Saturday, 27 February 2010

Ucluelet tsunami warning

Finished work early Friday and hit the road west, out to Ucluelet, for the weekend.
Couldn't really believe just how birdless the drive was, not even a Steller's jay flew across the road. Ravens, ravens and some more ravens, plus the occasional bald eagle and a lone merlin, were pretty much all we encountered en route.

We got up this morning (Saturday), to be told of a tsunami warning that was in place locally, an aftermath of the serious earthquake in Chile. Hmm, could turn out to be an interesting weekend away...
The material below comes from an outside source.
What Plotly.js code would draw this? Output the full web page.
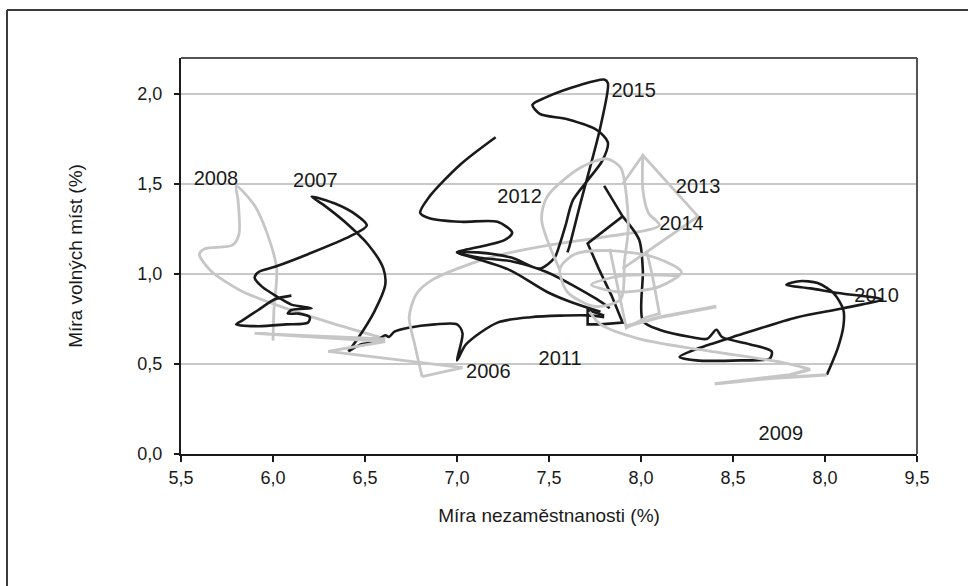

Keeping the tsunami evacuation advice firmly in mind, we headed out for a hike along the Wild Pacific Trail, which to be honest, was also quite birdless. Beautiful, stunning, evocative etc, but birdless.
Offshore, there were the expected seabirds; highlights included Brandt's cormorant and a rhinoceros auklet, while several black oystercatchers were noisily peeping around.

One particularly interesting thing we came across was a singing winter wren - currently, 'technically' the same species as the one we get in Europe, though not for long, - whose song was so utterly unlike that of the form of troglodytes troglodytes that I am familiar with, that I didn't have a clue what it was that was singing until I saw it! Of course, this western wren is also much darker than those found in the UK, but that song alone should be cause enough for it be given specific status...
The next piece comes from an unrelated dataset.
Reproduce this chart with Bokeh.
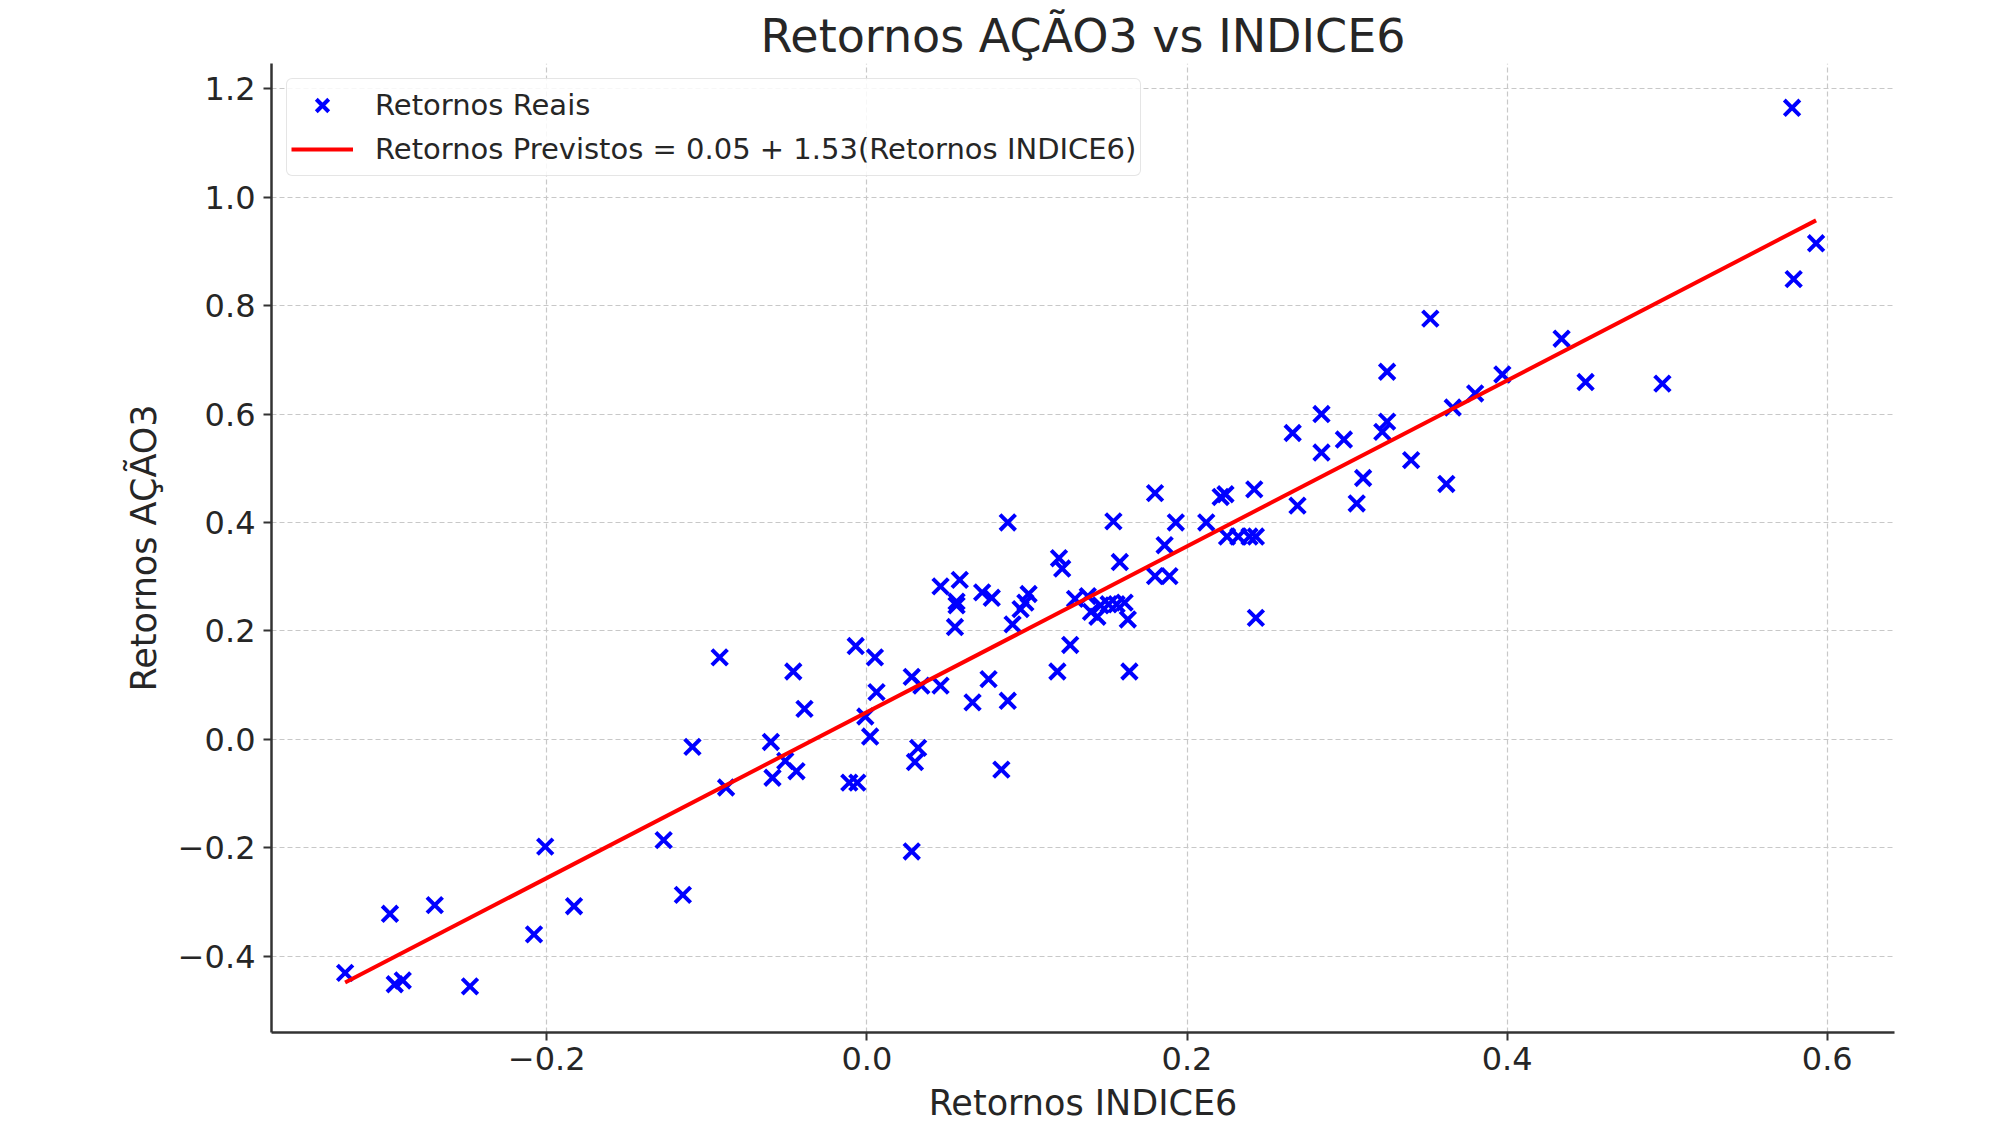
from bokeh.plotting import figure
from bokeh.models import (FixedTicker, CustomJSTickFormatter, Range1d, Legend, LegendItem, Title)
from bokeh.embed import file_html
from bokeh.resources import INLINE

# ---- data ----
retornos_indice6 = [
    -0.326, -0.298, -0.295, -0.290, -0.270, -0.248, -0.208, -0.201, -0.183, -0.127,
    -0.115, -0.109, -0.092, -0.088, -0.060, -0.059, -0.051, -0.046, -0.044, -0.039,
    -0.011, -0.006, -0.007, -0.001, 0.002, 0.005, 0.006, 0.028, 0.028, 0.030,
    0.032, 0.034, 0.046, 0.046, 0.055, 0.056, 0.056, 0.058, 0.066, 0.072,
    0.076, 0.078, 0.084, 0.088, 0.088, 0.091, 0.096, 0.099, 0.101, 0.119,
    0.120, 0.122, 0.127, 0.130, 0.138, 0.140, 0.144, 0.146, 0.151, 0.154,
    0.156, 0.158, 0.161, 0.163, 0.164, 0.180, 0.180, 0.186, 0.189, 0.193,
    0.212, 0.221, 0.224, 0.225, 0.232, 0.239, 0.243, 0.242, 0.243, 0.266,
    0.269, 0.284, 0.284, 0.298, 0.306, 0.310, 0.322, 0.325, 0.325, 0.340,
    0.352, 0.362, 0.366, 0.380, 0.397, 0.434, 0.449, 0.497, 0.578, 0.579,
    0.593,
]
retornos_acao3 = [
    -0.431, -0.322, -0.452, -0.445, -0.306, -0.456, -0.360, -0.198, -0.308, -0.186,
    -0.287, -0.014, 0.151, -0.089, -0.005, -0.071, -0.040, 0.125, -0.059, 0.056,
    -0.080, -0.080, 0.172, 0.042, 0.005, 0.151, 0.087, 0.115, -0.207, -0.042,
    -0.016, 0.099, 0.099, 0.282, 0.207, 0.247, 0.254, 0.294, 0.068, 0.271,
    0.111, 0.261, -0.056, 0.400, 0.071, 0.212, 0.240, 0.252, 0.268, 0.125,
    0.334, 0.315, 0.174, 0.259, 0.264, 0.235, 0.226, 0.247, 0.249, 0.402,
    0.249, 0.327, 0.252, 0.221, 0.125, 0.454, 0.301, 0.358, 0.301, 0.400,
    0.400, 0.447, 0.452, 0.374, 0.374, 0.374, 0.374, 0.461, 0.224, 0.565,
    0.431, 0.600, 0.529, 0.553, 0.435, 0.482, 0.567, 0.678, 0.586, 0.515,
    0.776, 0.471, 0.612, 0.638, 0.673, 0.739, 0.659, 0.656, 1.165, 0.849,
    0.915,
]
intercepto = 0.05
inclinacao = 1.53

x_ticks = [-0.2, 0.0, 0.2, 0.4, 0.6]
y_ticks = [-0.4, -0.2, 0.0, 0.2, 0.4, 0.6, 0.8, 1.0, 1.2]

titulo = "Retornos AÇÃO3 vs INDICE6"
rotulo_x = "Retornos INDICE6"
rotulo_y = "Retornos AÇÃO3"
legenda_reais = "Retornos Reais"
legenda_previstos = "Retornos Previstos = 0.05 + 1.53(Retornos INDICE6)"

# ---- figure ----
FONT = "DejaVu Sans"
TXT = "#262626"

p = figure(
    frame_width=1623, frame_height=969,
    min_border_left=271, min_border_right=90, min_border_top=63, min_border_bottom=96,
    x_range=Range1d(-0.372, 0.642), y_range=Range1d(-0.541, 1.2467),
    output_backend="svg", toolbar_location=None,
)
p.title = Title(text=titulo, align="center", text_font=FONT, text_font_size="46px",
                text_font_style="normal", text_color=TXT, standoff=2)
p.outline_line_color = None
p.background_fill_color = "white"
p.border_fill_color = "white"

for ax in (p.xaxis, p.yaxis):
    ax.axis_line_color = "#333333"
    ax.axis_line_width = 2.5
    ax.major_tick_line_color = "#333333"
    ax.major_tick_line_width = 2
    ax.major_tick_out = 8
    ax.major_tick_in = 0
    ax.minor_tick_line_color = None
    ax.major_label_text_font = FONT
    ax.major_label_text_font_size = "32px"
    ax.major_label_text_color = TXT
    ax.axis_label_text_font = FONT
    ax.axis_label_text_font_size = "35px"
    ax.axis_label_text_font_style = "normal"
    ax.axis_label_text_color = TXT
    ax.formatter = CustomJSTickFormatter(
        code="return (tick < -1e-9 ? '\u2212' : '') + Math.abs(tick).toFixed(1);")

p.xaxis.ticker = FixedTicker(ticks=x_ticks)
p.yaxis.ticker = FixedTicker(ticks=y_ticks)
p.xaxis.axis_label = rotulo_x
p.yaxis.axis_label = rotulo_y
p.xaxis.major_label_standoff = 6
p.xaxis.axis_label_standoff = 10
p.yaxis.major_label_standoff = 8
p.yaxis.axis_label_standoff = 11

for g in (p.xgrid, p.ygrid):
    g.grid_line_color = "#c8c8c8"
    g.grid_line_dash = "5 3"
    g.grid_line_width = 1.2

pts = p.scatter(retornos_indice6, retornos_acao3, marker="x", size=22,
                line_color="#0000ff", line_width=4)

x_min = min(retornos_indice6)
x_max = max(retornos_indice6)
xs_line = [x_min, x_max]
ys_line = [intercepto + inclinacao * v for v in xs_line]
ln = p.line(xs_line, ys_line, line_color="#ff0000", line_width=4)

legend = Legend(items=[LegendItem(label=legenda_reais, renderers=[pts]),
                       LegendItem(label=legenda_previstos, renderers=[ln])],
                location="top_left")
legend.margin = 15
legend.padding = 4
legend.spacing = 0
legend.glyph_width = 62
legend.glyph_height = 44
legend.label_height = 36
legend.label_standoff = 22
legend.label_text_font = FONT
legend.label_text_font_size = "29px"
legend.label_text_color = TXT
legend.border_line_color = "#cccccc"
legend.border_line_width = 1.5
legend.background_fill_color = "white"
legend.background_fill_alpha = 0.85
legend.border_radius = 6
p.add_layout(legend, "center")

open("out.html", "w").write(file_html(p, INLINE))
Anyway, back to the pending tsunami - despite making comforting sounds to Jenny, deep down I was ignoring the fears that come with hearing of such a crisis, and I couldn't help but think about the birding potential.
What if displaced South Pacific pelagic species were moving ahead of the waves...?
Was I about to be so fortunate as to be in 'the right place at the right time', and witness one of the most amazing events in ornithological history, talked about for years to come?
Was I to be one of the lucky few watching scores of albatrosses, shearwaters and petrels bouncing by the island's coast?

No. As it turned out, I wasn't.

In so many ways, I am deeply thankful that the Ucluelet tsunami amounted to very little more than some slightly boisterous waves.
From a birder's perspective however, it could have been a bit better. I did see two very distant birds that were almost certainly kittiwakes, but not even a fulmar sailed by. Even Jen was disappointed by the lack of spectacular seascape - not to say that the sea here isn't spectacular, it is - but we both anticipated more.
That said, we did see a pair of whales, presumably greys, moving slowly north offshore, so it wasn't a total wash-out!
So, natural disasters aside, we've had a wonderful day and there's always tomorrow, if any unfeasibly rare birds wish to come my way.

Pictured above: Jenny sports my hat, the 'tsunami' as we saw it...

1 comment:

  1. Surfbird would be the obvious candidate for a tsunami-driven stray.
    I know I haven't posted on mostlybirdingwithray for a few days... I haven't seen anything interesting... we are reduced to chasing around after a stupid Egyptian Goose... and I am bereft of ideas.
    Apart from that all is fine. Best wishes from Ray.